Time to put the doomed euro out of its misery
Europe can’t accept that the economics of the single currency condemn it to failure.
By Jeremy Warner
12 Apr 2012
There is no mess quite so bad that official intervention won’t make it even worse. Nowhere is this old saw more applicable than in the eurozone, where only a month or so back, leaders were warmly congratulating themselves on having seen off the worst of the debt crisis. As is apparent from the events of the past week, these hopes were not just premature, but naive. The crisis is once again intensifying, with the focus of attention switching from Greece to Spain.
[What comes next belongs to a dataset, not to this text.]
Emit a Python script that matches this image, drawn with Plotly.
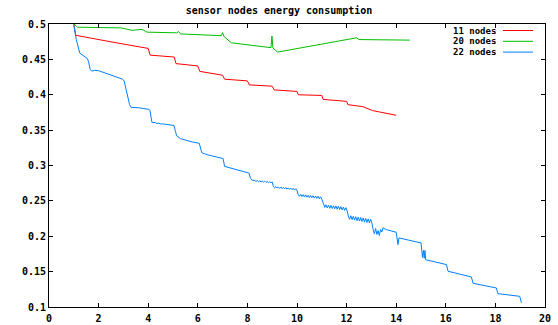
import plotly.graph_objects as go

title_text = "sensor nodes energy consumption"
series_names = ["11 nodes", "20 nodes", "22 nodes"]
series_colors = ["#ff0000", "#00c000", "#0080ff"]

# 11 nodes
red_x = [1.0, 1.08, 2.5, 4.0, 4.08, 5.05, 5.12, 6.0, 6.08, 7.0, 7.08, 8.0, 8.08, 9.0, 9.08,
         10.0, 10.05, 11.0, 11.05, 12.0, 12.05, 12.65, 13.05, 13.5, 14.0]
red_y = [0.5, 0.484, 0.4748, 0.4655, 0.456, 0.4533, 0.444, 0.4407, 0.433, 0.4276, 0.422,
         0.4196, 0.414, 0.4121, 0.4068, 0.4047, 0.400, 0.399, 0.3934, 0.3907, 0.386,
         0.3832, 0.3776, 0.3745, 0.371]

# 20 nodes
green_x = [1.0, 1.15, 2.9, 3.35, 3.75, 3.95, 5.15, 5.22, 5.3, 6.95, 7.0, 7.05, 7.35, 8.3,
           8.95, 8.99, 9.03, 9.22, 12.4, 12.5, 13.5, 14.55]
green_y = [0.5, 0.4955, 0.4945, 0.491, 0.4925, 0.4885, 0.4875, 0.4895, 0.486, 0.4835,
           0.4878, 0.4825, 0.4735, 0.469, 0.4665, 0.4830, 0.4660, 0.4603, 0.4805, 0.478,
           0.4772, 0.4772]

# 22 nodes
blue_x = [1.0, 1.1, 1.24, 1.55, 1.6, 1.66, 1.72, 1.85, 2.0, 2.5, 2.97, 3.03, 3.1, 3.17,
          3.25, 3.31, 3.5, 3.66, 3.8, 4.0, 4.07, 4.15, 4.3, 4.35, 4.4, 4.5, 4.62, 4.75,
          4.9, 5.04, 5.1, 5.15, 5.3, 5.59, 5.8, 6.06, 6.12, 6.16, 6.4, 6.61, 7.02, 7.08,
          7.3, 7.63, 7.8, 8.07, 8.12, 8.18,
          8.3, 8.35, 8.4, 8.45, 8.5, 8.55, 8.6, 8.65, 8.7, 8.75, 8.8, 8.85, 8.9, 8.95, 9.0,
          9.05, 9.10, 9.15, 9.20, 9.25, 9.30, 9.35, 9.40, 9.45, 9.50, 9.55, 9.60, 9.65,
          9.70, 9.75, 9.80, 9.85, 9.90, 9.95, 10.00,
          10.05, 10.10, 10.15, 10.20, 10.25, 10.30, 10.35, 10.40, 10.45, 10.50, 10.55,
          10.60, 10.65, 10.70, 10.75, 10.80, 10.85, 10.90, 10.95, 11.00,
          11.07, 11.12, 11.17, 11.22, 11.27, 11.32, 11.37, 11.42, 11.47, 11.52, 11.57,
          11.62, 11.67, 11.72, 11.77, 11.82, 11.87, 11.92, 11.97, 12.02,
          12.07, 12.12, 12.17, 12.22, 12.27, 12.32, 12.37, 12.42, 12.47, 12.52, 12.57,
          12.62, 12.67, 12.72, 12.77, 12.82, 12.87, 12.92, 12.97, 13.02,
          13.07, 13.12, 13.17, 13.22, 13.27, 13.32, 13.37, 13.42, 13.47, 13.55, 13.6,
          13.8, 14.0, 14.07, 14.11, 14.5, 15.0, 15.06, 15.1, 15.13, 15.16, 15.19, 15.6,
          16.03, 16.09, 16.5, 17.03, 17.1, 17.5, 18.04, 18.1, 18.5, 18.98, 19.05]
blue_y = [0.4985, 0.478, 0.459, 0.451, 0.446, 0.436, 0.4335, 0.4345, 0.434, 0.428, 0.422,
          0.4196, 0.41, 0.3986, 0.386, 0.3822, 0.382, 0.3815, 0.3805, 0.3795, 0.378, 0.361,
          0.3605, 0.3592, 0.3600, 0.3588, 0.3587, 0.358, 0.3575, 0.3565, 0.348, 0.342,
          0.338, 0.3348, 0.333, 0.3314, 0.322, 0.318, 0.315, 0.3132, 0.3098, 0.2987,
          0.2965, 0.293, 0.292, 0.2892, 0.282, 0.2796,
          0.2785, 0.2775, 0.2790, 0.2770, 0.2785, 0.2768, 0.2780, 0.2765, 0.2778, 0.2760,
          0.2775, 0.2758, 0.2772, 0.2755, 0.2768,
          0.2700, 0.2685, 0.2702, 0.2680, 0.2698, 0.2676, 0.2695, 0.2672, 0.2690, 0.2670,
          0.2688, 0.2665, 0.2684, 0.2662, 0.2680, 0.2660, 0.2676, 0.2652, 0.2672, 0.2648,
          0.2585, 0.2565, 0.2592, 0.2560, 0.2588, 0.2555, 0.2585, 0.2552, 0.2580, 0.2548,
          0.2576, 0.2545, 0.2572, 0.2540, 0.2568, 0.2536, 0.2565, 0.2530, 0.2558, 0.2525,
          0.2440, 0.2408, 0.2445, 0.2400, 0.2438, 0.2395, 0.2435, 0.2392, 0.2430, 0.2388,
          0.2428, 0.2382, 0.2425, 0.2378, 0.2418, 0.2372, 0.2412, 0.2366, 0.2405, 0.2360,
          0.2285, 0.2240, 0.2290, 0.2235, 0.2282, 0.2228, 0.2276, 0.2220, 0.2270, 0.2215,
          0.2265, 0.2210, 0.2258, 0.2200, 0.2252, 0.2195, 0.2245, 0.2190, 0.2238, 0.2185,
          0.2095, 0.2035, 0.2110, 0.2025, 0.2080, 0.2010, 0.2095, 0.2060, 0.2118, 0.2095,
          0.2094, 0.2075, 0.2057, 0.1882, 0.1976, 0.1945, 0.1906, 0.1700, 0.1800, 0.1690,
          0.1800, 0.1668, 0.1635, 0.1599, 0.1505, 0.147, 0.1425, 0.1335, 0.131, 0.1269,
          0.1189, 0.1172, 0.1151, 0.1060]

x_ticks = list(range(0, 21, 2))
y_ticks = [0.1, 0.15, 0.2, 0.25, 0.3, 0.35, 0.4, 0.45, 0.5]
y_tick_labels = ["0.1", "0.15", "0.2", "0.25", "0.3", "0.35", "0.4", "0.45", "0.5"]

FONT = "DejaVu Sans Mono"
W, H = 558, 325
L, R, T, B = 49, 13, 24, 18

fig = go.Figure()
for xs, ys, name, col in zip([red_x, green_x, blue_x], [red_y, green_y, blue_y],
                             series_names, series_colors):
    fig.add_trace(go.Scatter(x=xs, y=ys, mode="lines", name=name, showlegend=False,
                             line=dict(color=col, width=1)))

# gnuplot-style legend: right-aligned text with line sample on the right
pw, ph = W - L - R, H - T - B
def px(xp):
    return (xp - L) / pw
def py(yp):
    return 1 - (yp - T) / ph

rows = [30.5, 41.3, 52.1]
for name, col, yp in zip(series_names, series_colors, rows):
    fig.add_annotation(x=px(497), y=py(yp), xref="paper", yref="paper", text=name,
                       showarrow=False, xanchor="right", yanchor="middle", borderpad=0,
                       font=dict(family=FONT, size=9, color="black", weight="bold"))
    fig.add_shape(type="line", xref="paper", yref="paper", x0=px(503), x1=px(533),
                  y0=py(yp), y1=py(yp), line=dict(color=col, width=1))

axis_common = dict(showline=True, linecolor="#000000", linewidth=1, mirror="allticks",
                   ticks="inside", ticklen=4, tickcolor="#000000", showgrid=False,
                   zeroline=False, automargin=False,
                   tickfont=dict(family=FONT, size=10, color="black", weight="bold"))

fig.update_layout(
    width=W, height=H,
    margin=dict(l=L, r=R, t=T, b=B, autoexpand=False),
    paper_bgcolor="white", plot_bgcolor="white",
    title=dict(text=title_text, x=px(297), xanchor="center", y=1 - 10 / H, yanchor="middle",
               automargin=False,
               font=dict(family=FONT, size=10, color="black", weight="bold")),
    xaxis=dict(range=[0, 20], tickvals=x_ticks, ticktext=[str(v) for v in x_ticks],
               ticklabelstandoff=2, **axis_common),
    yaxis=dict(range=[0.1, 0.5], tickvals=y_ticks, ticktext=y_tick_labels, **axis_common),
)

fig.write_html("out.html")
The European Central Bank’s flooding of the banking system with cheap money didn’t solve the problem, or provide more than short-term relief for its symptoms. After a brief period of remission, they are returning. At best, the ECB bought a little time. This has not been used well. Instead, the eurozone has just ploughed on with the same old set of failed policies.
The Spanish government, for example, recently announced 29 billion euros of spending cuts and tax increases. It failed to do the trick, so this week a further 10 billion was added to the tally. This only succeeded in unnerving the markets even more, forcing the ECB to concede that it might have to engage in further purchases of Spanish government bonds.
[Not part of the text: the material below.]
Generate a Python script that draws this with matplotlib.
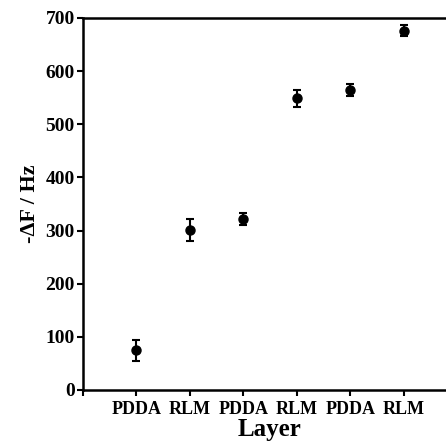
import matplotlib
matplotlib.use("Agg")
import matplotlib.pyplot as plt

layers = ["PDDA", "RLM", "PDDA", "RLM", "PDDA", "RLM"]
freq_shift = [75, 301, 322, 549, 565, 676]
freq_err = [20, 20, 12, 16, 11, 10]
y_ticks = [0, 100, 200, 300, 400, 500, 600, 700]

plt.rcParams['font.family'] = ['Liberation Serif', 'DejaVu Serif']
plt.rcParams['font.weight'] = 'bold'

fig = plt.figure(figsize=(4.46, 4.41), dpi=100)
# axes run a bit past the right edge, like in the original figure
ax = fig.add_axes([83/446, 1 - 390/441, (457 - 83)/446, (390 - 18)/441])

xpos = list(range(1, len(layers) + 1))
ax.errorbar(xpos, freq_shift, yerr=freq_err, fmt='o', color='black',
            markersize=6.5, capsize=3, elinewidth=1.5, capthick=1.5)

ax.set_xlim(0, 7)
ax.set_ylim(0, 700)
ax.set_xticks([0] + xpos)
ax.set_xticklabels([""] + layers, fontsize=13, fontweight='bold')
ax.set_yticks(y_ticks)
ax.set_yticklabels([str(v) for v in y_ticks], fontsize=14, fontweight='bold')
ax.tick_params(axis='both', direction='out', length=4, width=1.5)
ax.tick_params(axis='x', pad=4)
ax.tick_params(axis='y', pad=2)

ax.spines['right'].set_visible(False)
for s in ['left', 'bottom', 'top']:
    ax.spines[s].set_linewidth(1.8)

ax.set_xlabel("Layer", fontsize=18, fontweight='bold', labelpad=0)
ax.set_ylabel("-ΔF / Hz", fontsize=16, fontweight='bold', labelpad=4)

fig.savefig("out.png", dpi=100)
By promising virtually unlimited liquidity, the ECB may have prevented a Lehman-style meltdown of the banking system. Yet it also accentuated the underlying problem. Virtually free central bank finance has enabled Spanish and Italian banks to engage in a highly profitable arbitrage, borrowing money from the ECB and then reinvesting it in government bonds. This, in turn, helped ease the fiscal travails of the European periphery. But it also increased the banks’ underlying solvency problem, since they have been buying bonds that may eventually have to take a haircut.
Already, many are facing losses on their purchases. Yields have been rising again, as investors worry about the sustainability of Spain’s debts. What’s more, the preferential treatment given to the ECB and other “official” purchasers has concentrated the risk of default among the remaining investors, acting as a further deterrent to holding sovereign debt.